▸ The task
Repeat the material verbatim. Images are excluded from the copy.

▸ Given information
## start

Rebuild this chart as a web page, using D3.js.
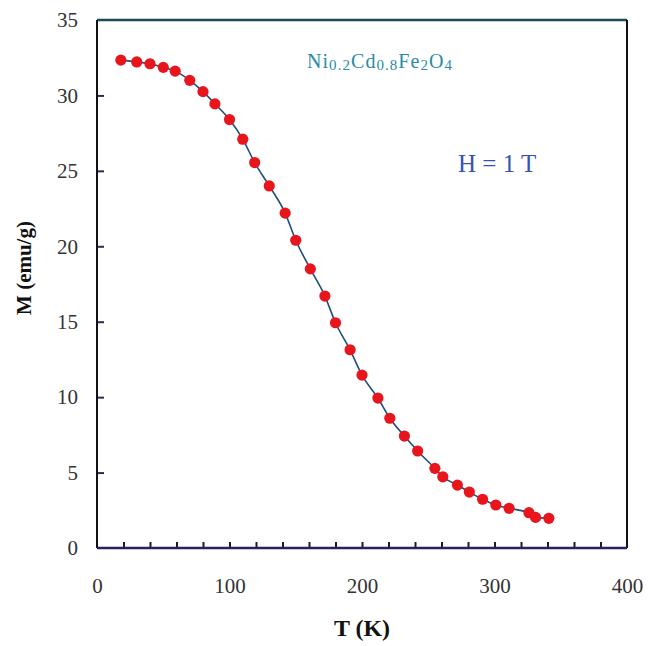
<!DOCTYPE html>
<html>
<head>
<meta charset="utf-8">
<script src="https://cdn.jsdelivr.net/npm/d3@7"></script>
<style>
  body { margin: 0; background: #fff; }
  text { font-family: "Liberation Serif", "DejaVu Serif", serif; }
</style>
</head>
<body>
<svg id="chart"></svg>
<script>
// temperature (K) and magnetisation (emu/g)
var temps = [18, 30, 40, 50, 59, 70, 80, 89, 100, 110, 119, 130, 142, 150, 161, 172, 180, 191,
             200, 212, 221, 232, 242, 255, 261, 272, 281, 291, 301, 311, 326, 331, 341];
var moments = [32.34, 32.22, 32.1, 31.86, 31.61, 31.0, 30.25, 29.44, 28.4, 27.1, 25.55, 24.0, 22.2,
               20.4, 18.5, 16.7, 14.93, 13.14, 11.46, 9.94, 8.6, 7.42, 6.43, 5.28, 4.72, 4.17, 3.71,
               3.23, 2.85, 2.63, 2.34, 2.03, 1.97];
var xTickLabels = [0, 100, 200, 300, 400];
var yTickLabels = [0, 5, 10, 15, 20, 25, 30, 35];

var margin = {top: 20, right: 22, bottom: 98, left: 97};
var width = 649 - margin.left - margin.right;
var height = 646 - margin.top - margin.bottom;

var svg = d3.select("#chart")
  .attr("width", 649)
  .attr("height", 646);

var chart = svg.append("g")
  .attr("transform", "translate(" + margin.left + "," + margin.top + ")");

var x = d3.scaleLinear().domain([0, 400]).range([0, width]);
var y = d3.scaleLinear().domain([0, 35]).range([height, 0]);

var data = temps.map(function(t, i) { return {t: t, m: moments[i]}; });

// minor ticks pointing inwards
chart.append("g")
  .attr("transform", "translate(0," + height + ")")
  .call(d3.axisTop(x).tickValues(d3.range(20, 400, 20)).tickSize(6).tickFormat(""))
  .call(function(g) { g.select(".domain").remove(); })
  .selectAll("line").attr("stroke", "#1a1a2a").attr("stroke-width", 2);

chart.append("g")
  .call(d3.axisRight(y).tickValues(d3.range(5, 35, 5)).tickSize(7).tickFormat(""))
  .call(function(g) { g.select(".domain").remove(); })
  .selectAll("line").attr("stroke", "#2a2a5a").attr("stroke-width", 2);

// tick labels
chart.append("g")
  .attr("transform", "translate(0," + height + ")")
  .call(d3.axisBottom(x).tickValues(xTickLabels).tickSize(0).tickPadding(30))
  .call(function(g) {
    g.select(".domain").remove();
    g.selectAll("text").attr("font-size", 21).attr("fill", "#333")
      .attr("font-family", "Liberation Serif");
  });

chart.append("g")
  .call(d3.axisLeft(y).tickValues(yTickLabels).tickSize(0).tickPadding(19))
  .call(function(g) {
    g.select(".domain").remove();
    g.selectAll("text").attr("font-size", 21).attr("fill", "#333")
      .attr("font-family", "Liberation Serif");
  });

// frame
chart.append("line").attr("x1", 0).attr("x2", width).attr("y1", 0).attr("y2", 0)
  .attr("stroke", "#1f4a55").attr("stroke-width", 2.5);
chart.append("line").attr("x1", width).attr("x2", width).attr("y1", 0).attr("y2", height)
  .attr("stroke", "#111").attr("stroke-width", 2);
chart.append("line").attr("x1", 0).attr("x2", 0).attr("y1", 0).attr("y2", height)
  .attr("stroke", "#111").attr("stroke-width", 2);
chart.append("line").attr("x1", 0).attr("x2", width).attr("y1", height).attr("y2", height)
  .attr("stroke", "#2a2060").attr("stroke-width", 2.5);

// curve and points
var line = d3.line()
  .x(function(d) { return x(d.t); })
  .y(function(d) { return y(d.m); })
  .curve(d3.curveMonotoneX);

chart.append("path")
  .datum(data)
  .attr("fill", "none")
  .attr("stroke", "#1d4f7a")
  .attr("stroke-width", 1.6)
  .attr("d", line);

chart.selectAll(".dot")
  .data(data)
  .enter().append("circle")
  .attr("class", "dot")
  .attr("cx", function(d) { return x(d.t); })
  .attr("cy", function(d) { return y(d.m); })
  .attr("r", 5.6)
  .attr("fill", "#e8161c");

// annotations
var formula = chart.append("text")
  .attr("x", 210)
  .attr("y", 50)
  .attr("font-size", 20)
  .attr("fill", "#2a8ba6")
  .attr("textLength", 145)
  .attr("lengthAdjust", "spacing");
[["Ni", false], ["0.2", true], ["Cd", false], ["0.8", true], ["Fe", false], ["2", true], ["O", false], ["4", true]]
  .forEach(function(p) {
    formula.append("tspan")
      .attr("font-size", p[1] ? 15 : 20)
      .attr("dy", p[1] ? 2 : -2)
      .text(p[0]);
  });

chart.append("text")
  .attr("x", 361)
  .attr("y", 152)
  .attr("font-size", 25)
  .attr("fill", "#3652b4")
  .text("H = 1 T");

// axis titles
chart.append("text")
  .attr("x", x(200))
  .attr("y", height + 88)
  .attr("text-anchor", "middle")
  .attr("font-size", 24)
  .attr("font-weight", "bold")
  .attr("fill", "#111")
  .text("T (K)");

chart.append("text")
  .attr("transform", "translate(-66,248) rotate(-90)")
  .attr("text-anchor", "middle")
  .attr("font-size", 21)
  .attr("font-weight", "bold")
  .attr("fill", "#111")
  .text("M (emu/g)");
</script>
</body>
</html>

## end

▸ Solution to this task
Rebuild this chart as a web page, using D3.js.
<!DOCTYPE html>
<html>
<head>
<meta charset="utf-8">
<script src="https://cdn.jsdelivr.net/npm/d3@7"></script>
<style>
  body { margin: 0; background: #fff; }
  text { font-family: "Liberation Serif", "DejaVu Serif", serif; }
</style>
</head>
<body>
<svg id="chart"></svg>
<script>
// temperature (K) and magnetisation (emu/g)
var temps = [18, 30, 40, 50, 59, 70, 80, 89, 100, 110, 119, 130, 142, 150, 161, 172, 180, 191,
             200, 212, 221, 232, 242, 255, 261, 272, 281, 291, 301, 311, 326, 331, 341];
var moments = [32.34, 32.22, 32.1, 31.86, 31.61, 31.0, 30.25, 29.44, 28.4, 27.1, 25.55, 24.0, 22.2,
               20.4, 18.5, 16.7, 14.93, 13.14, 11.46, 9.94, 8.6, 7.42, 6.43, 5.28, 4.72, 4.17, 3.71,
               3.23, 2.85, 2.63, 2.34, 2.03, 1.97];
var xTickLabels = [0, 100, 200, 300, 400];
var yTickLabels = [0, 5, 10, 15, 20, 25, 30, 35];

var margin = {top: 20, right: 22, bottom: 98, left: 97};
var width = 649 - margin.left - margin.right;
var height = 646 - margin.top - margin.bottom;

var svg = d3.select("#chart")
  .attr("width", 649)
  .attr("height", 646);

var chart = svg.append("g")
  .attr("transform", "translate(" + margin.left + "," + margin.top + ")");

var x = d3.scaleLinear().domain([0, 400]).range([0, width]);
var y = d3.scaleLinear().domain([0, 35]).range([height, 0]);

var data = temps.map(function(t, i) { return {t: t, m: moments[i]}; });

// minor ticks pointing inwards
chart.append("g")
  .attr("transform", "translate(0," + height + ")")
  .call(d3.axisTop(x).tickValues(d3.range(20, 400, 20)).tickSize(6).tickFormat(""))
  .call(function(g) { g.select(".domain").remove(); })
  .selectAll("line").attr("stroke", "#1a1a2a").attr("stroke-width", 2);

chart.append("g")
  .call(d3.axisRight(y).tickValues(d3.range(5, 35, 5)).tickSize(7).tickFormat(""))
  .call(function(g) { g.select(".domain").remove(); })
  .selectAll("line").attr("stroke", "#2a2a5a").attr("stroke-width", 2);

// tick labels
chart.append("g")
  .attr("transform", "translate(0," + height + ")")
  .call(d3.axisBottom(x).tickValues(xTickLabels).tickSize(0).tickPadding(30))
  .call(function(g) {
    g.select(".domain").remove();
    g.selectAll("text").attr("font-size", 21).attr("fill", "#333")
      .attr("font-family", "Liberation Serif");
  });

chart.append("g")
  .call(d3.axisLeft(y).tickValues(yTickLabels).tickSize(0).tickPadding(19))
  .call(function(g) {
    g.select(".domain").remove();
    g.selectAll("text").attr("font-size", 21).attr("fill", "#333")
      .attr("font-family", "Liberation Serif");
  });

// frame
chart.append("line").attr("x1", 0).attr("x2", width).attr("y1", 0).attr("y2", 0)
  .attr("stroke", "#1f4a55").attr("stroke-width", 2.5);
chart.append("line").attr("x1", width).attr("x2", width).attr("y1", 0).attr("y2", height)
  .attr("stroke", "#111").attr("stroke-width", 2);
chart.append("line").attr("x1", 0).attr("x2", 0).attr("y1", 0).attr("y2", height)
  .attr("stroke", "#111").attr("stroke-width", 2);
chart.append("line").attr("x1", 0).attr("x2", width).attr("y1", height).attr("y2", height)
  .attr("stroke", "#2a2060").attr("stroke-width", 2.5);

// curve and points
var line = d3.line()
  .x(function(d) { return x(d.t); })
  .y(function(d) { return y(d.m); })
  .curve(d3.curveMonotoneX);

chart.append("path")
  .datum(data)
  .attr("fill", "none")
  .attr("stroke", "#1d4f7a")
  .attr("stroke-width", 1.6)
  .attr("d", line);

chart.selectAll(".dot")
  .data(data)
  .enter().append("circle")
  .attr("class", "dot")
  .attr("cx", function(d) { return x(d.t); })
  .attr("cy", function(d) { return y(d.m); })
  .attr("r", 5.6)
  .attr("fill", "#e8161c");

// annotations
var formula = chart.append("text")
  .attr("x", 210)
  .attr("y", 50)
  .attr("font-size", 20)
  .attr("fill", "#2a8ba6")
  .attr("textLength", 145)
  .attr("lengthAdjust", "spacing");
[["Ni", false], ["0.2", true], ["Cd", false], ["0.8", true], ["Fe", false], ["2", true], ["O", false], ["4", true]]
  .forEach(function(p) {
    formula.append("tspan")
      .attr("font-size", p[1] ? 15 : 20)
      .attr("dy", p[1] ? 2 : -2)
      .text(p[0]);
  });

chart.append("text")
  .attr("x", 361)
  .attr("y", 152)
  .attr("font-size", 25)
  .attr("fill", "#3652b4")
  .text("H = 1 T");

// axis titles
chart.append("text")
  .attr("x", x(200))
  .attr("y", height + 88)
  .attr("text-anchor", "middle")
  .attr("font-size", 24)
  .attr("font-weight", "bold")
  .attr("fill", "#111")
  .text("T (K)");

chart.append("text")
  .attr("transform", "translate(-66,248) rotate(-90)")
  .attr("text-anchor", "middle")
  .attr("font-size", 21)
  .attr("font-weight", "bold")
  .attr("fill", "#111")
  .text("M (emu/g)");
</script>
</body>
</html>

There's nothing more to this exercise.